EXERCISE INSTRUCTIONS: Copy exactly, and only, the lines starting at the line with "Recreate this image" and ending at the line with "(bus) at (479,422);". Leave every picture out of the copy.
## begin SUPPLIED RECORDS
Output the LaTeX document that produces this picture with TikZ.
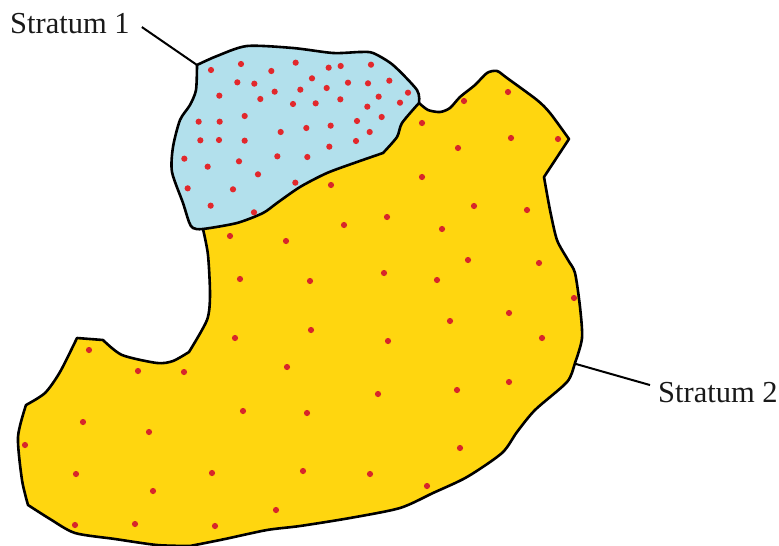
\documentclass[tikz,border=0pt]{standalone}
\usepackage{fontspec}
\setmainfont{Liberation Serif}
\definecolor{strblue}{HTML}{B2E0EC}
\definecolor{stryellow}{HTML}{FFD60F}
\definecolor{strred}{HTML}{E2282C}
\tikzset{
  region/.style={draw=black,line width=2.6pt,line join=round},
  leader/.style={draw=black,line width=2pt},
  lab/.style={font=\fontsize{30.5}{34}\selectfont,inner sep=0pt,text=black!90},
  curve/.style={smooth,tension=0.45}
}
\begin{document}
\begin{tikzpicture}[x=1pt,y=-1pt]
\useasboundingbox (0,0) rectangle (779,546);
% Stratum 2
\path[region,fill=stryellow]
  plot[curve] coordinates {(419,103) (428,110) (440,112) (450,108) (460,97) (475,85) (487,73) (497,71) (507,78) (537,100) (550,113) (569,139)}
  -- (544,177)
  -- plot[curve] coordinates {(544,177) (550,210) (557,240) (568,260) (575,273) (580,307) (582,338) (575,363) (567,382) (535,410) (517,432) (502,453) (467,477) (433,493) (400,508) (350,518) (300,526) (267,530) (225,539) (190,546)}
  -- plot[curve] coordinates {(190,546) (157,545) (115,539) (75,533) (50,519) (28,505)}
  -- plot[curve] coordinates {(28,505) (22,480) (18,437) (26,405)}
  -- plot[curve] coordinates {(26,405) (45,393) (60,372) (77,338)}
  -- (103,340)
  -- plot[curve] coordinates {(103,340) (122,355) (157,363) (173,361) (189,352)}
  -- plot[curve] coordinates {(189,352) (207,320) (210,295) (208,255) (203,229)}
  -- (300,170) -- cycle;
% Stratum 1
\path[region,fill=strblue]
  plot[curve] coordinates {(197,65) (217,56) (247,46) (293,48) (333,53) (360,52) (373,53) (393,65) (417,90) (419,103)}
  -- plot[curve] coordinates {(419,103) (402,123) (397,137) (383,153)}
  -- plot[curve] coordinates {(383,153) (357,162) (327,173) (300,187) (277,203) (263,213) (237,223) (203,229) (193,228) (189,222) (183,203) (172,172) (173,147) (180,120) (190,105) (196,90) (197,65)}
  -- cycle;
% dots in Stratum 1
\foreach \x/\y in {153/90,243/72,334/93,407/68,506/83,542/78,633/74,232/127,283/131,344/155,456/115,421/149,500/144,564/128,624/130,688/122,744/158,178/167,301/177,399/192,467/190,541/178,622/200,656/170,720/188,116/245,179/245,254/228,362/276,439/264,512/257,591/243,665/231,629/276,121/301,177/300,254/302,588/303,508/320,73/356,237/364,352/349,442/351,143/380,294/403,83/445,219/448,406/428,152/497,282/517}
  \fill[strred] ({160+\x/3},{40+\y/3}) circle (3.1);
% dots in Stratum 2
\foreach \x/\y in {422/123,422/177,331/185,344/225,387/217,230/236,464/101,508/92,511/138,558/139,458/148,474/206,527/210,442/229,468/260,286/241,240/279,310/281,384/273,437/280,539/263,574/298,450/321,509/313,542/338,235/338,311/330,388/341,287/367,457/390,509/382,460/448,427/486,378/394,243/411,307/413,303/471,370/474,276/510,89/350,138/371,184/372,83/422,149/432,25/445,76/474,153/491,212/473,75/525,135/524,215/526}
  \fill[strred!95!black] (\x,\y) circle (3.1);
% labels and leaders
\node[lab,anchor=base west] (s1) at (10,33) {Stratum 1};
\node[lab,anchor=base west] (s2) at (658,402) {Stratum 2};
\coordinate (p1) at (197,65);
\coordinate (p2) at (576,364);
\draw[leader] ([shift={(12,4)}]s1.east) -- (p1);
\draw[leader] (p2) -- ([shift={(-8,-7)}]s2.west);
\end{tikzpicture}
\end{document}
## end SUPPLIED RECORDS
## begin SUPPLIED RECORDS
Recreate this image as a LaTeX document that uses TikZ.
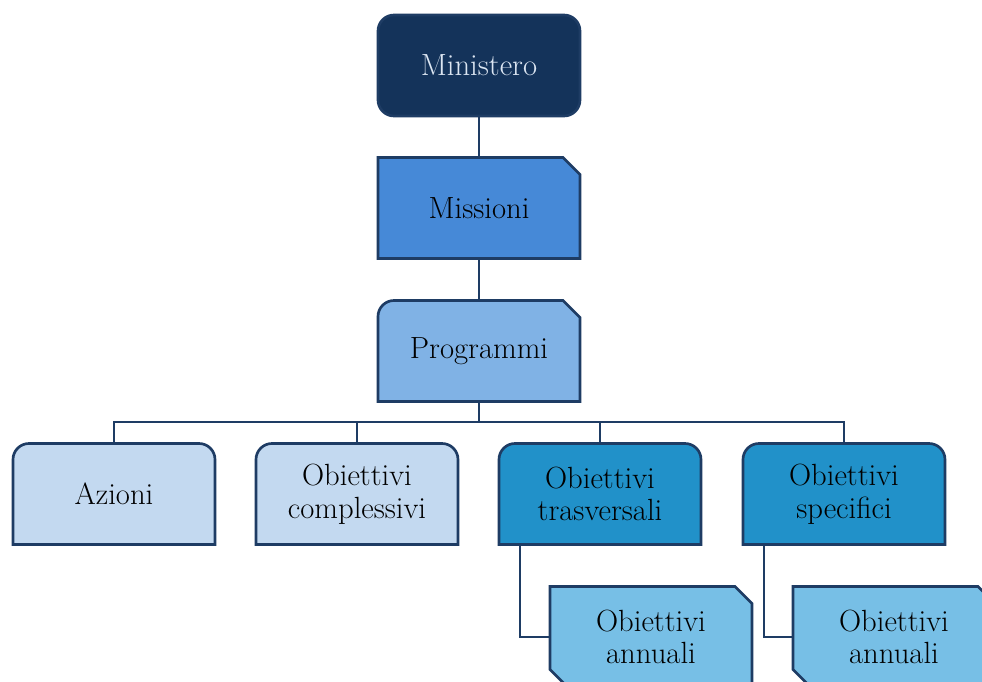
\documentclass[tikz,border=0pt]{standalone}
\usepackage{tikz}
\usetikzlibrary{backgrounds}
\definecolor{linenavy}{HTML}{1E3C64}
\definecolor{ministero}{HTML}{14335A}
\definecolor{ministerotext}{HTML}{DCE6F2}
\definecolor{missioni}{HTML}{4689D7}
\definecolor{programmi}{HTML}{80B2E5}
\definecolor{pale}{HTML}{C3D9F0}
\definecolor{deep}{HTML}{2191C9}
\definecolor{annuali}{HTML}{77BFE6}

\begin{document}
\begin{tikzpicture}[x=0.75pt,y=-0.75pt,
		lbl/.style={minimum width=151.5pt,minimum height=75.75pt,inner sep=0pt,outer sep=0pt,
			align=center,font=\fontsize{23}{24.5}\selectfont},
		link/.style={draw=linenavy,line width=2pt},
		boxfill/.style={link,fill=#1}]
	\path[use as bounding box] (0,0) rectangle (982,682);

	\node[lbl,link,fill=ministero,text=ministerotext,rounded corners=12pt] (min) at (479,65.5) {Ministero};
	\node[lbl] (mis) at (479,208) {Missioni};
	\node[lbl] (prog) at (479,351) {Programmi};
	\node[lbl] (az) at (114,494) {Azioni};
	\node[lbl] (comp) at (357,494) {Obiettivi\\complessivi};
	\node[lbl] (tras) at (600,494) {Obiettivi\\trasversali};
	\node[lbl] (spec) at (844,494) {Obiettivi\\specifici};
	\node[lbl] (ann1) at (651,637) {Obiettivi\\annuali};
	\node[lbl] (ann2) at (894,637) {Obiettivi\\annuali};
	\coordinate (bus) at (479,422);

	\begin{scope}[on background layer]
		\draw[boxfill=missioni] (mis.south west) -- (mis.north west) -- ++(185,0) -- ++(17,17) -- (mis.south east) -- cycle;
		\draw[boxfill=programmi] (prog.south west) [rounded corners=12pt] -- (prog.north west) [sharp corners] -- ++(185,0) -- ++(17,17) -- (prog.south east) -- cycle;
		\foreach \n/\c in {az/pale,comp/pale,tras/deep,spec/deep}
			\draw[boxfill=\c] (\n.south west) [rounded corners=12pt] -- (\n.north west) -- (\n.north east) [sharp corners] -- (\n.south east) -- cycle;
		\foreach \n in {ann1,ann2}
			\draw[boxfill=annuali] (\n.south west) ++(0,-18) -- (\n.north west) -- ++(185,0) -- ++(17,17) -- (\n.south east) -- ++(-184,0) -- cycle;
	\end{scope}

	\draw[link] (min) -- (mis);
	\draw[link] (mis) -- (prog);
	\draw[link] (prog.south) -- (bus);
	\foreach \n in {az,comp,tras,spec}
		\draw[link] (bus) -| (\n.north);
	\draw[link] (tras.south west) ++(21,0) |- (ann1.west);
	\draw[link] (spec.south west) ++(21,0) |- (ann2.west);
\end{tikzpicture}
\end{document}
## end SUPPLIED RECORDS
## begin SUPPLIED RECORDS
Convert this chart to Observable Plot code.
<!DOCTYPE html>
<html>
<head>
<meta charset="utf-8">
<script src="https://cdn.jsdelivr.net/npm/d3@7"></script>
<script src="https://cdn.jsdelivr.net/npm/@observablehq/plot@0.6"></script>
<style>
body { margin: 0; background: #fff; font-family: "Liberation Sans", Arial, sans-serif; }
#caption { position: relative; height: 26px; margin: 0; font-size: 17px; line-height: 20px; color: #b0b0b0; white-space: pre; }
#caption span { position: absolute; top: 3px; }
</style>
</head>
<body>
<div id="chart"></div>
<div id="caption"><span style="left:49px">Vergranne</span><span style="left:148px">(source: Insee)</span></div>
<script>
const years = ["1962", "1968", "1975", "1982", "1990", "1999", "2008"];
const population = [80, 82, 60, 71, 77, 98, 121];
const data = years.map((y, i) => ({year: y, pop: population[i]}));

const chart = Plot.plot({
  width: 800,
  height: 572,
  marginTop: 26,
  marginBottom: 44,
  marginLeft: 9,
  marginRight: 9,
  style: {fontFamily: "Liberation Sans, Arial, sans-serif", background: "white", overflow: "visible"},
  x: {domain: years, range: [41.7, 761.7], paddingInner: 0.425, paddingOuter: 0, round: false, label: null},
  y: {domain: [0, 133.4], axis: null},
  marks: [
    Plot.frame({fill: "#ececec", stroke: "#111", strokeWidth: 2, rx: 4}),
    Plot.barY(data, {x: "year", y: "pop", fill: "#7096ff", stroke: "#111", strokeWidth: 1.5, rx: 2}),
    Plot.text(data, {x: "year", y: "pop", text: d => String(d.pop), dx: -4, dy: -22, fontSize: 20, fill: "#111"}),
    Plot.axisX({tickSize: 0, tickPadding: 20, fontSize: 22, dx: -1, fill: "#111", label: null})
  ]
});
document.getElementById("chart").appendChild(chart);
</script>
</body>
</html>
## end SUPPLIED RECORDS
SOLVED PROBLEM:
Recreate this image as a LaTeX document that uses TikZ.
\documentclass[tikz,border=0pt]{standalone}
\usepackage{tikz}
\usetikzlibrary{backgrounds}
\definecolor{linenavy}{HTML}{1E3C64}
\definecolor{ministero}{HTML}{14335A}
\definecolor{ministerotext}{HTML}{DCE6F2}
\definecolor{missioni}{HTML}{4689D7}
\definecolor{programmi}{HTML}{80B2E5}
\definecolor{pale}{HTML}{C3D9F0}
\definecolor{deep}{HTML}{2191C9}
\definecolor{annuali}{HTML}{77BFE6}

\begin{document}
\begin{tikzpicture}[x=0.75pt,y=-0.75pt,
		lbl/.style={minimum width=151.5pt,minimum height=75.75pt,inner sep=0pt,outer sep=0pt,
			align=center,font=\fontsize{23}{24.5}\selectfont},
		link/.style={draw=linenavy,line width=2pt},
		boxfill/.style={link,fill=#1}]
	\path[use as bounding box] (0,0) rectangle (982,682);

	\node[lbl,link,fill=ministero,text=ministerotext,rounded corners=12pt] (min) at (479,65.5) {Ministero};
	\node[lbl] (mis) at (479,208) {Missioni};
	\node[lbl] (prog) at (479,351) {Programmi};
	\node[lbl] (az) at (114,494) {Azioni};
	\node[lbl] (comp) at (357,494) {Obiettivi\\complessivi};
	\node[lbl] (tras) at (600,494) {Obiettivi\\trasversali};
	\node[lbl] (spec) at (844,494) {Obiettivi\\specifici};
	\node[lbl] (ann1) at (651,637) {Obiettivi\\annuali};
	\node[lbl] (ann2) at (894,637) {Obiettivi\\annuali};
	\coordinate (bus) at (479,422);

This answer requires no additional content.